Zum Schluss bitten die Spieler*innen das Publikum selbst zur Inaugenscheinnahme auf die Bühne. Hier ist im Laufe des Abends ein angedeuteter Grundriss des Internetcafés entstanden. Schwer vorstellbar, auf so engem Raum einen Schuss zu überhören, einen Toten zu übersehen – das hat auch die Rekonstruktion der Tat durch Forensic Architecture ergeben, die auf der letzten Documenta zu sehen war.

Überlegene Aufgeklärtheit

Zwischen den Zuschauer*innen verteilt spricht das Ensemble abschließend einige Passagen aus dem scharfen, politisch klaren Schussplädoyer des Nebenklage-Anwaltes Mehmet Daimagüler. Er schlägt konsequent den Bogen von der beschränkten Anklage, die den NSU als isolierte Terrorzelle, nicht als Netzwerk sehen wollte, über den Verfassungsschutz, der nie Teil der Lösung, sondern des Problems gewesen sei, bis hin zur Einsicht, dass hier "institutioneller Rassismus mit hoher Wahrscheinlichkeit Menschenleben gekostet" habe.

"Der NSU-Prozess. Die Protokolle" ist ein schwieriger Theaterabend. Er ist anstrengend durch die schiere Textmasse und das schwer juristische Idiom. Er wirkt in seiner überlegenen Aufgeklärtheit selbstgerecht – und spiegelt doch zugleich treffsicher die eigene selbstgerechte Haltung als informierte Zuschauerin. Er erzählt nichts Neues – und insistiert dennoch völlig zurecht auf der Frage, wo der Aufschrei damals geblieben ist.
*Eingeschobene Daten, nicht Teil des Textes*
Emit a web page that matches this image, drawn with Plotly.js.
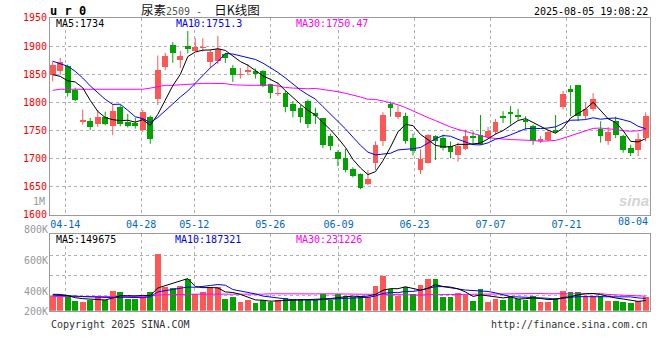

Und wo er heute bleibt, wenn die Menschenfeindlichkeit von rechts täglich weiter in den Mainstream drängt, wenn das Morden weitergeht.

 

Der NSU-Prozess. Die Protokolle
von Annette Ramelsberger, Wiebke Ramm, Tanjev Schultz, Rainer Stadler
Inszenierung: Janis Knorr, Bühne und Kostüme: Ariella Karatolou, Musik: Thorsten Drücker, Dramaturgie: Petra Schiller.
Mit: Meret Engelhardt, Rahel Weiss, Hagen Bähr, Marius Bistritzky, Thomas Bockelmann, Artur Spannagel, Uwe Steinbruch.
Premiere am 12. September 2019
Dauer: 2 Stunden 30 Minuten, eine Pause

www.staatstheater-kassel.de

 

Mehr zum Thema: Die Rede von Thomas Bockelmann, Intendant des Staatstheaters Kassel, bei der Kundgebung gegen rechte Gewalt im Juni 2019 nach dem Mord an Regierungspräsident Walter Lübke.


Kritikenrundschau

Über einen "intensiven" Theaterabend schreibt Bettina Fraschke in der Hessischen/Niedersächsischen Allgemeinen (14.9.2019). Hier "gelingt ein intelligent gebauter Hybrid aus Spiel und Dokumentation". Das Material aus den Prozessen sei "toll zusammengestellt und überaus eindrucksvoll".